Качнись маятник судьбы в другую сторону, исторические последствия битвы крестоносца Ги де Лузиньяна с мусульманским вождем Саладином стали бы совсем иными. Смогла бы победа «рыцарей Истинного Креста» над «защитниками Истинной веры» разрешить давно назревавшую проблему Иерусалима? На этот счет мы можем только строить предположения. И все же это, как и прочие значительные сражения, меркнет по сравнению с тем, которое угрожало полным уничтожением нашей планеты в наше время. Поэтому нам стоит вернуться к событию, которое радикально изменило образ мыслей всею цивилизованного человечества, к тому, что произошло в 8 часов 15 минут семнадцать секунд ясного, солнечного утра в августе 1945 года. К моменту, когда в небе над Японией вспыхнула крошечная точка всесжигающего, нечеловечески яркого света[400].
Миссис Кейко Накамура оказалась в числе счастливцев. Она умерла мгновенно. Другие успели почувствовать, как сгорает их кожа, их кости, и только затем навеки потеряли сознание. Умирание растягивалось на часы, на дни, даже на месяцы.
Это было ясное, солнечное утро. Без четверти восемь прозвучал отбой воздушной тревоги. Жители Хиросимы покинули бомбоубежища и смотрели в синее, безоблачное небо. Некоторые из тех, кто вышел живым из разверзшегося вскоре ада, вспоминают, что видели высоко в ярко-синем небе быстро расплывающийся инверсионный след одиночного самолета, другие говорят, что видели огромный четырехмоторный самолет, как серебристую искорку, приближающуюся к городу. И те и другие очевидцы, конечно же, правы. Одни видели самолет метеоразведки, наметивший цель (именно его появление заставило наблюдателей ПВО объявить воздушную тревогу), другие — «Энолу Гей», приближавшуюся к городу со своим страшным грузом. На этот раз воздушной тревоги не было.
08 часов, 15 минут, 11 секунд... пять... четыре... три... два... один... ноль...
Мир взорвался белым, мертвенным сиянием. Вряд ли многие из тысяч спешивших на работу людей увидели ослепительную вспышку, за доли секунды распухшую в огромный огненный шар.

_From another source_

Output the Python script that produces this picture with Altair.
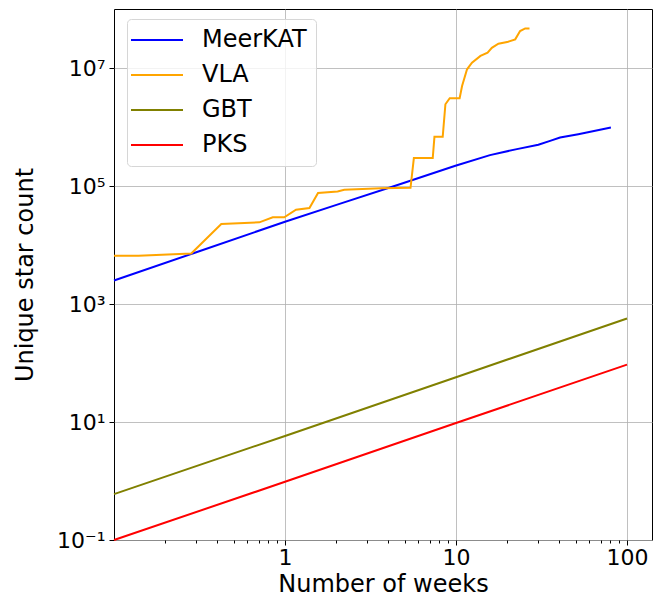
import math
import altair as alt
import pandas as pd

series_names = ["MeerKAT", "VLA", "GBT", "PKS"]
series_colors = ["#0000ff", "#ffa500", "#808000", "#ff0000"]

meerkat_weeks = [0.1, 0.3, 1, 2, 4.74, 9.92, 15.8, 22.7, 30.3, 35.5, 40.6, 51.9, 80.5]
meerkat_stars = [2500, 7470, 24800, 47800, 108000, 220000, 334000, 422000, 499000, 582000, 662000, 756000, 978000]

vla_weeks = [0.1, 0.139, 0.283, 0.424, 0.708, 0.848, 0.99, 1.16, 1.39, 1.56, 2.03, 2.22, 3.63,
             5.42, 5.67, 7.31, 7.48, 8.36, 8.67, 9.19, 10.5, 10.85, 11.6, 12.4, 13.9, 15.3,
             16.2, 17.7, 19.9, 22.2, 23.7, 25.4, 26.9]
vla_stars = [6600, 6600, 7200, 22700, 24200, 29400, 29400, 39600, 42400, 76000, 81000, 86500, 92000,
             93000, 297000, 297000, 681000, 681000, 2430000, 3070000, 3070000, 4960000, 9500000,
             12300000, 16000000, 18200000, 22000000, 25800000, 27500000, 30600000, 42300000,
             46900000, 46900000]

gbt_weeks = [0.1, 1, 10, 100]
gbt_stars = [0.6, 5.8, 57.4, 569]

pks_weeks = [0.1, 1, 10, 100]
pks_stars = [0.1, 0.97, 9.6, 94]

x_major = [1, 10, 100]
x_minor = [0.2, 0.3, 0.4, 0.5, 0.6, 0.7, 0.8, 0.9,
           2, 3, 4, 5, 6, 7, 8, 9,
           20, 30, 40, 50, 60, 70, 80, 90]
y_major = [0.1, 10, 1000, 100000, 10000000]
y_labels = ["10⁻¹", "10¹", "10³", "10⁵", "10⁷"]

rows = []
for name, xs, ys in [("MeerKAT", meerkat_weeks, meerkat_stars),
                     ("VLA", vla_weeks, vla_stars),
                     ("GBT", gbt_weeks, gbt_stars),
                     ("PKS", pks_weeks, pks_stars)]:
    for i, (xv, yv) in enumerate(zip(xs, ys)):
        rows.append({"series": name, "weeks": xv, "stars": yv, "idx": i})
df = pd.DataFrame(rows)

# y label expression (superscript powers of ten)
expr = "''"
for v, lab in reversed(list(zip(y_major, y_labels))):
    expr = f"(abs(log(datum.value)/log(10) - ({math.log10(v)})) < 0.01) ? '{lab}' : ({expr})"

major_test = "indexof(" + str(x_major) + ", datum.value) >= 0"

FONT = "DejaVu Sans"

chart = alt.Chart(df).mark_line(strokeWidth=2).encode(
    x=alt.X("weeks:Q",
            scale=alt.Scale(type="log", domain=[0.1, 140], nice=False),
            axis=alt.Axis(
                title="Number of weeks",
                values=sorted(x_major + x_minor),
                labelExpr=f"({major_test}) ? datum.label : ''",
                format="~g",
                labelOverlap=False,
                labelBound=False,
                labelFlush=False,
                tickSize={"condition": {"test": major_test, "value": 5}, "value": 3},
                gridOpacity={"condition": {"test": major_test, "value": 1}, "value": 0},
                labelPadding=2,
                titlePadding=4,
            )),
    y=alt.Y("stars:Q",
            scale=alt.Scale(type="log", domain=[0.1, 1e8], nice=False),
            axis=alt.Axis(
                title="Unique star count",
                values=y_major,
                labelExpr=expr,
                labelOverlap=False,
                labelFlush=False,
                tickSize=5,
                labelPadding=4,
                titlePadding=19,
            )),
    color=alt.Color("series:N",
                    scale=alt.Scale(domain=series_names, range=series_colors),
                    sort=series_names,
                    legend=alt.Legend(
                        title=None, orient="none", legendX=13, legendY=10,
                        symbolType="M-2.6,0H2.6", symbolSize=400, symbolStrokeWidth=2,
                        symbolOffset=9,
                        labelFontSize=24, labelFont=FONT, labelColor="black",
                        labelOffset=33, rowPadding=11, padding=9,
                        strokeColor="#d6d6d6", fillColor="rgba(255,255,255,0.8)",
                        cornerRadius=4,
                    )),
    order="idx:Q",
).properties(
    width=538, height=531,
    autosize=alt.AutoSizeParams(type="none"),
    padding={"left": 106, "top": 1, "right": 2, "bottom": 56},
).configure_view(
    stroke="black", strokeWidth=1,
).configure_axis(
    labelFont=FONT, titleFont=FONT, labelFontSize=22, titleFontSize=24,
    labelColor="black", titleColor="black", titleFontWeight="normal",
    tickColor="black", domain=False, grid=True, gridColor="#b0b0b0", gridWidth=0.8,
)

chart.save("out.html", embed_options={"renderer": "svg", "actions": False})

Ярость этой вспышки превосходила все мыслимое, температура в ее центре достигала нескольких миллионов градусов. На четыре секунды над обреченным городом повис огненный, с поверхностью в два раза ярче солнца, шар, поперечником в 200 футов, взгляд на него даже издали вел к полной утрате зрения. Эта искусственная звезда мгновенно подожгла все, способное гореть, затем на Хиросиму обрушилась сокрушительная ударная волна.
Все строения, находившиеся под точкой взрыва, были стерты с лица земли; стальные балки растекались шариками расплавленного металла, бетон рассыпался в пыль. В радиусе семисот ярдов от эпицентра не уцелело ни одно живое существо, человеческие тела превращались в легкий серый пепел. Чуть дальше пылающие улицы были усыпаны обугленными трупами. В 3000 ярдов от эпицентра царила полная паника. У людей горели волосы и одежда, некоторые из них прыгали в колодцы, чтобы потушить этот дьявольский огонь. Отовсюду слышались страдальческие крики: «Воды, ради Бога воды!» Мать, оказавшаяся в ловушке горящего дома, подбежала к окну и с криком «Спасите, пожалуйста, ребенка» бросила своего младенца незнакомому, полуобожженному человеку. Прохожий поймал почерневшее тельце, и в тот же самый момент стена пламени скрыла женщину. Пережившие момент взрыва люди падали на землю и умирали от ожогов и внутренних кровоизлияний.
Дальше воздух полнился оглушительным грохотом рушащихся зданий, звоном вдребезги разлетающихся стекол, криками ужаса и отчаяния. Повсюду вспыхивали пожары, в воздухе носились горящие обрывки бумаги. Из разбитых водопроводных магистралей и сорванных пожарных гидрантов били фонтаны воды, звонким дождем сыпались осколки стекол. Сломанными, обгорелыми куклами валялись трупы, их было много, кошмарно много. Обожженые, истекающие кровью люди слепо пробирались сквозь желтую дымку, что-то кричали, падали, затихали.